10 Things Millennials Need to Check and Then Double Check on Their Resume

Oh resumes, they are very much a pain, but I’m here to tell you that even in a modern-day job search, they are still a necessary evil. Many have tagged me the Resume Whisperer because over the years I have acquired a talent in resume makeovers. While I don’t have the ability to look at everyone’s resume, what I can tell you is that your resume should always be READY FOR PRIME TIME—even if you aren’t currently in the market for a new job. You never know when you may be sitting on the plane next to the CEO of your dream job, and he or she says, “send me your resume.” Taking 2-3 days to get around to updating it is not an option! Also, some think that if you are an entrepreneur you no longer need a resume. FAKE NEWS. A document that reflects your work history and experience is always a good idea. I can give you all the reasons why, or you can just trust me. In the meantime, I urge the millennials (and non-millennials) reading this to review the following resume check list. Identify your gaps and FIX THEM NOW.

  1. Does your resume include your current job and position? Don’t put this off, always update your resume as your career evolves. Whenever I hear a Gen-Xer or Baby Boomer say “I haven’t updated my resume in 10 years” I cringe. Millennials- don’t fall into this hole.
  2. Do you have your LinkedIn profile URL listed with your contact information? If you don’t have a LinkedIn profile, get one—and a customized URL.
  3. Is your resume in an easy to read format? You are biased- get a second opinion.
  4. Do your job descriptions contains action words?
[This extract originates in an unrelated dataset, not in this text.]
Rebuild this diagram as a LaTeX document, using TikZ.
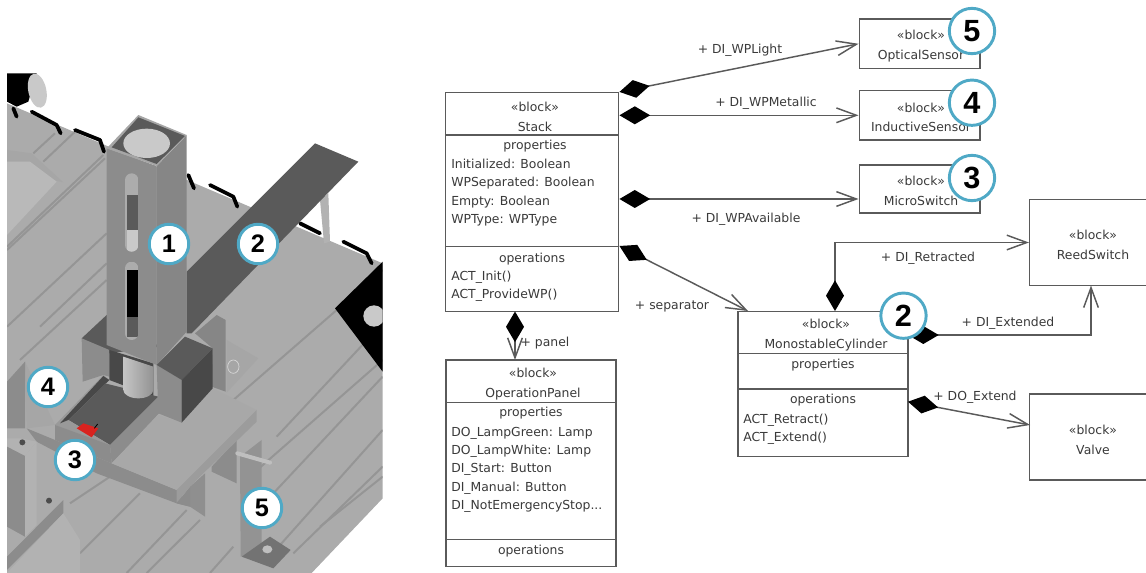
\documentclass[tikz,border=0pt]{standalone}
\usepackage{fontspec}
\setmainfont{DejaVu Sans}
\newfontfamily\numfont{Liberation Sans}
\usetikzlibrary{arrows.meta}
\definecolor{linegray}{HTML}{5A5A5A}
\definecolor{textgray}{HTML}{3A3A3A}
\definecolor{ringteal}{HTML}{4FA9C6}
\definecolor{plategray}{HTML}{ABABAB}
\definecolor{railgray}{HTML}{959595}
\definecolor{facegray}{HTML}{8C8C8C}
\definecolor{darkgray}{HTML}{5A5A5A}
\definecolor{deepgray}{HTML}{484848}
\definecolor{lightgray}{HTML}{C9C9C9}
\definecolor{partred}{HTML}{D9231F}
\tikzset{
  block/.style={draw=linegray, line width=1.1pt, fill=white, inner sep=0pt},
  blocktext/.style={text=textgray, align=center, inner sep=0pt, font=\fontsize{9.3}{14.6}\selectfont},
  listtext/.style={text=textgray, align=left, inner sep=0pt, anchor=north west, font=\fontsize{9.3}{13.65}\selectfont},
  rolelabel/.style={text=textgray, inner sep=0pt, font=\fontsize{9.3}{10}\selectfont},
  assoc/.style={draw=linegray, line width=1.1pt, {Diamond[black,length=23pt,width=13.5pt]}-{Straight Barb[linegray,length=15pt,width=11pt]}},
  numbig/.style={circle, draw=ringteal, fill=white, line width=2.2pt, minimum size=34pt, inner sep=0pt, font=\numfont\bfseries\fontsize{23}{23}\selectfont},
  numsmall/.style={circle, draw=ringteal, fill=white, line width=2.2pt, minimum size=29.6pt, inner sep=0pt, font=\numfont\bfseries\fontsize{19}{19}\selectfont},
  rail/.style={draw=railgray, line width=1.5pt},
  hook/.style={black, line width=2.8pt, line cap=round, line join=round}
}
\begin{document}
\begin{tikzpicture}[x=.75pt, y=-.75pt]
\useasboundingbox (0,0) rectangle (1146,573);
\begin{scope}[shift={(0,60)}, x=.25pt, y=-.25pt]
\clip (21,40) rectangle (1148,1539);
\fill[plategray] (21,130) -- (1148,610) -- (1148,1315) -- (935,1539) -- (21,1539) -- cycle;
\fill[black] (21,40) -- (110,40) -- (85,125) -- (50,140) -- (21,125) -- cycle;
\fill[lightgray, rotate around={12:(112,92)}] (112,92) ellipse (27 and 52);
\fill[gray!70] (21,270) -- (95,280) -- (190,367) -- (160,360) -- (90,305) -- (21,305) -- cycle;
\fill[gray!55] (21,305) -- (90,305) -- (170,365) -- (21,525) -- cycle;
\foreach \xa/\ya/\xb/\yb in {100/280/165/220, 130/305/225/215, 21/560/310/285, 21/570/315/295, 21/800/320/520, 60/900/320/660, 120/800/320/610,
  700/1020/1148/630, 830/1130/1148/790, 760/1240/1148/900, 820/1300/1148/950, 800/1500/1148/1110, 880/1480/1148/1220, 960/1400/1148/1250,
  210/1330/330/1250, 240/1480/420/1300, 380/1539/560/1350, 440/1539/600/1380, 630/1539/700/1460}
  \draw[rail] (\xa,\ya) -- (\xb,\yb);
\draw[hook] (40,145) -- (50,170);
\draw[hook] (95,155) -- (170,195) -- (182,220);
\draw[hook] (225,210) -- (300,240) -- (312,275);
\draw[hook] (565,345) -- (582,385);
\draw[hook] (630,375) -- (700,410) -- (712,440);
\draw[hook] (900,490) -- (960,520);
\draw[hook] (1030,545) -- (1100,580) -- (1115,610);
\fill[black] (1148,605) -- (1005,745) -- (1148,935) -- cycle;
\fill[lightgray] (1122,768) circle (32);
% bar behind the column
\fill[gray!60] (960,420) -- (985,400) -- (990,545) -- (972,550) -- cycle;
\fill[darkgray] (560,635) -- (945,250) -- (1075,305) -- (575,820) -- (560,820) -- cycle;
\fill[gray!70] (680,840) -- (775,895) -- (680,998) -- cycle;
\fill[gray!95] (585,820) -- (650,765) -- (677,780) -- (677,995) -- (635,980) -- (638,865) -- cycle;
\draw[gray!30, line width=.5pt] (700,920) ellipse (17 and 20);
% holder under the column
\fill[darkgray] (245,835) -- (320,765) -- (480,860) -- (328,880) -- cycle;
\fill[facegray] (245,835) -- (328,870) -- (328,950) -- (310,945) -- (248,965) -- cycle;
\fill[deepgray] (328,870) -- (460,910) -- (460,1010) -- (328,960) -- cycle;
% tray
\fill[darkgray] (205,1080) -- (315,970) -- (475,1010) -- (330,1155) -- cycle;
\fill[gray!80] (165,1095) -- (310,945) -- (328,960) -- (205,1080) -- (330,1155) -- (200,1110) -- cycle;
\fill[deepgray] (180,1090) -- (310,948) -- (328,960) -- (205,1080) -- cycle;
\shade[left color=gray!45, right color=gray!85] (370,890) -- (460,920) -- (460,990) arc (0:180:45 and 25) -- cycle;
\fill[facegray] (330,1155) -- (475,1010) -- (477,1060) -- (335,1210) -- cycle;
\fill[facegray] (165,1095) -- (330,1155) -- (335,1210) -- (165,1140) -- cycle;
\fill[facegray] (80,1105) -- (165,1140) -- (335,1210) -- (530,1290) -- (570,1340) -- (530,1330) -- (290,1240) -- (110,1145) -- cycle;
\fill[partred] (230,1105) -- (250,1090) -- (295,1105) -- (275,1132) -- cycle;
\draw[black, line width=.6pt] (283,1105) -- (293,1092);
% top plate
\fill[gray!88] (570,1280) -- (615,1240) -- (615,1370) -- (570,1340) -- cycle;
\fill[facegray] (530,1330) -- (570,1280) -- (570,1340) -- cycle;
\fill[facegray] (635,1220) -- (710,1140) -- (710,1270) -- (635,1235) -- cycle;
\fill[gray!68] (335,1210) -- (475,1065) -- (545,1088) -- (638,985) -- (770,1050) -- (530,1290) -- cycle;
\fill[gray!78] (530,1290) -- (770,1050) -- (770,1085) -- (615,1235) -- (570,1280) -- (530,1328) -- cycle;
% column
\fill[facegray] (320,265) -- (470,318) -- (470,915) -- (320,855) -- cycle;
\fill[gray!95] (470,318) -- (560,225) -- (560,815) -- (470,915) -- cycle;
\fill[gray!70] (320,265) -- (415,165) -- (560,225) -- (470,318) -- cycle;
\fill[darkgray] (335,262) -- (415,172) -- (555,228) -- (470,312) -- cycle;
\fill[lightgray] (440,250) ellipse (70 and 44);
\begin{scope}
\clip[rounded corners=5pt] (375,340) rectangle (415,575);
\fill[gray!65] (375,340) rectangle (415,575);
\fill[darkgray] (380,405) rectangle (415,510);
\fill[lightgray] (380,510) rectangle (415,575);
\end{scope}
\begin{scope}
\clip[rounded corners=5pt] (375,605) rectangle (415,840);
\fill[gray!65] (375,605) rectangle (415,840);
\fill[black] (380,630) rectangle (415,770);
\fill[darkgray] (380,770) rectangle (415,830);
\end{scope}
% block
\fill[facegray] (470,915) -- (545,960) -- (545,1088) -- (475,1060) -- cycle;
\fill[darkgray] (470,915) -- (555,830) -- (638,865) -- (545,960) -- cycle;
\fill[deepgray] (545,960) -- (638,865) -- (638,985) -- (545,1088) -- cycle;
% sensor 5
\fill[gray!85] (720,1190) -- (785,1140) -- (785,1465) -- (722,1490) -- cycle;
\fill[gray!90!black] (725,1490) -- (810,1430) -- (872,1470) -- (820,1525) -- cycle;
\fill[gray!50] (802,1468) ellipse (15 and 12);
\draw[gray!50, line width=3pt, line cap=round] (712,1180) -- (810,1208);
% posts
\fill[gray!70] (75,905) -- (165,1095) -- (80,1105) -- cycle;
\fill[facegray] (21,965) -- (75,905) -- (75,1105) -- (21,1105) -- cycle;
\fill[gray!60] (21,1135) -- (60,1135) -- (110,1145) -- (75,1188) -- (21,1160) -- cycle;
\fill[facegray] (21,1160) -- (75,1188) -- (75,1430) -- (21,1400) -- cycle;
\fill[gray!60] (75,1188) -- (110,1145) -- (110,1395) -- (75,1430) -- cycle;
\fill[gray!60!black] (67,1147) circle (9);
\fill[facegray] (21,1490) -- (190,1320) -- (190,1360) -- (21,1530) -- cycle;
\fill[gray!60] (21,1539) -- (190,1360) -- (240,1440) -- (240,1539) -- cycle;
\fill[gray!60!black] (147,1322) circle (9);
\end{scope}
\node[numsmall] (photo1) at (169,244) {1};
\node[numsmall] (photo2) at (258,244) {2};
\node[numsmall] (photo3) at (75,460) {3};
\node[numsmall] (photo4) at (48,387) {4};
\node[numsmall] (photo5) at (262,508) {5};
\node[block, minimum width=129.8pt, minimum height=164pt] (stack) at (532.2,202) {};
\node[blocktext] (stacktitle) at (535,117) {«block»\\Stack};
\node[blocktext] (stackprops) at (535,146.5) {properties};
\node[listtext] (stacklist) at (451,159) {Initialized: Boolean\\WPSeparated: Boolean\\Empty: Boolean\\WPType: WPType};
\node[blocktext] (stackops) at (532,259) {operations};
\node[listtext] (stackacts) at (451,271) {ACT\_Init()\\ACT\_ProvideWP()};
\draw[block] (stack.west |- 0,135) -- (stack.east |- 0,135);
\draw[block] (stack.west |- 0,246.5) -- (stack.east |- 0,246.5);
\node[block, minimum width=90.5pt, minimum height=37pt] (optical) at (919.6,43.8) {};
\node[blocktext] (opticaltitle) at (921,46) {«block»\\OpticalSensor};
\node[block, minimum width=90.5pt, minimum height=37pt] (inductive) at (919.6,115.3) {};
\node[blocktext] (inductivetitle) at (921,117.5) {«block»\\InductiveSensor};
\node[block, minimum width=90.5pt, minimum height=36pt] (micro) at (919.6,188.8) {};
\node[blocktext] (microtitle) at (921,191) {«block»\\MicroSwitch};
\node[block, minimum width=95pt, minimum height=64.7pt] (reed) at (1093,242.5) {};
\node[blocktext] (reedtitle) at (1093,245) {«block»\\ReedSwitch};
\node[block, minimum width=127.5pt, minimum height=109pt] (cylinder) at (823,384) {};
\node[blocktext] (cylindertitle) at (826,335) {«block»\\MonostableCylinder};
\node[blocktext] (cylinderprops) at (823,365) {properties};
\node[blocktext] (cylinderops) at (823,400.5) {operations};
\node[listtext] (cylinderacts) at (743,414) {ACT\_Retract()\\ACT\_Extend()};
\draw[block] (cylinder.west |- 0,353.5) -- (cylinder.east |- 0,353.5);
\draw[block] (cylinder.west |- 0,389) -- (cylinder.east |- 0,389);
\node[block, minimum width=95pt, minimum height=64.5pt] (valve) at (1093,437) {};
\node[blocktext] (valvetitle) at (1093,440) {«block»\\Valve};
\node[block, minimum width=127.7pt, minimum height=155pt] (panel) at (531,463.4) {};
\node[blocktext] (paneltitle) at (533,384) {«block»\\OperationPanel};
\node[blocktext] (panelprops) at (531,413.5) {properties};
\node[listtext] (panellist) at (451,427) {DO\_LampGreen: Lamp\\DO\_LampWhite: Lamp\\DI\_Start: Button\\DI\_Manual: Button\\DI\_NotEmergencyStop...};
\node[blocktext] (panelops) at (531,551) {operations};
\draw[block] (panel.west |- 0,402.5) -- (panel.east |- 0,402.5);
\draw[block] (panel.west |- 0,539.5) -- (panel.east |- 0,539.5);
\coordinate (stackmetal) at (stack.east |- inductive.west);
\coordinate (microin) at (micro.west |- 0,199);
\coordinate (stackavail) at (stack.east |- microin);
\coordinate (stacksep) at (stack.east |- 0,246);
\coordinate (cylinderin) at (748,311);
\coordinate (stackpanel) at (515,311.5);
\coordinate (panelin) at (515,360);
\coordinate (cylinderret) at (835,311);
\coordinate (cylinderext) at (908,335);
\coordinate (reedin) at (1091,285.5);
\coordinate (cylinderout) at (908,401.7);
\coordinate (valvein) at (1030,425);
\draw[assoc] (stack.north east) -- (optical.west);
\draw[assoc] (stackmetal) -- (inductive.west);
\draw[assoc] (stackavail) -- (microin);
\draw[assoc] (stacksep) -- (cylinderin);
\draw[assoc] (stackpanel) -- (panelin);
\draw[assoc] (cylinderret) |- (reed.west);
\draw[assoc] (cylinderext) -| (reedin);
\draw[assoc] (cylinderout) -- (valvein);
\node[rolelabel] (lightlabel) at (740,50) {+ DI\_WPLight};
\node[rolelabel] (metallabel) at (766,103) {+ DI\_WPMetallic};
\node[rolelabel] (availlabel) at (746,219) {+ DI\_WPAvailable};
\node[rolelabel] (seplabel) at (672,306) {+ separator};
\node[rolelabel] (panellabel) at (545,343) {+ panel};
\node[rolelabel] (retlabel) at (928,258) {+ DI\_Retracted};
\node[rolelabel] (extlabel) at (1008,323) {+ DI\_Extended};
\node[rolelabel] (outlabel) at (975,397) {+ DO\_Extend};
\node[numbig] (num5) at (972,31) {5};
\node[numbig] (num4) at (972,102.7) {4};
\node[numbig] (num3) at (972,178) {3};
\node[numbig] (num2) at (903.5,315.7) {2};
\end{tikzpicture}
\end{document}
If no, you can find some good ones here and here (I love any chance I get to use the word spearheaded). Remember you want your resume to show off what skills you have and used—not a laundry list of your daily to-dos. As a millennial, highlight new areas where you had to expand your knowledge in a new area or an interesting project that you worked on.
  5. Are there any typos and is punctuation correct? This is a big one, always have a second pair of eyes review.
  6. Have you listed any jobs that frankly as an adult, no one really cares about anymore? For example, if you are 30 and still listing your high school job at McDonald’s, it’s time to take it off.
  7. Do you have jobs (not internships) listed that you worked for less than six months? If yes, then evaluate how vital they are to your career path story. If it makes you look like you are afraid of job commitment, consider removing. Or have your story ready on why your job lasted less time than Ariande Grande’s engagement to Pete Davidson.
  8. Is there anything on your resume that is not true—trust me, it will come back to bite you. REMOVE. I learned the hard way that taking Spanish classes in high school and listing yourself as fluent in Spanish are two very different things.
  9. Will your resume stand out from the crowd? If you can’t find anything, take some time to brainstorm, but don’t make anything up (see #8). Think about what you do well and find a way to weave that into your resume.
  10. Is your resume in a PDF format? Some may disagree, but I highly recommend NEVER sending out your resume in WORD or allowing a job search site to “create one” for you. If you PDF it, you will know exactly what your resume looks like once it’s opened on someone else’s computer, tablet or phone. The same cannot be said for other formats.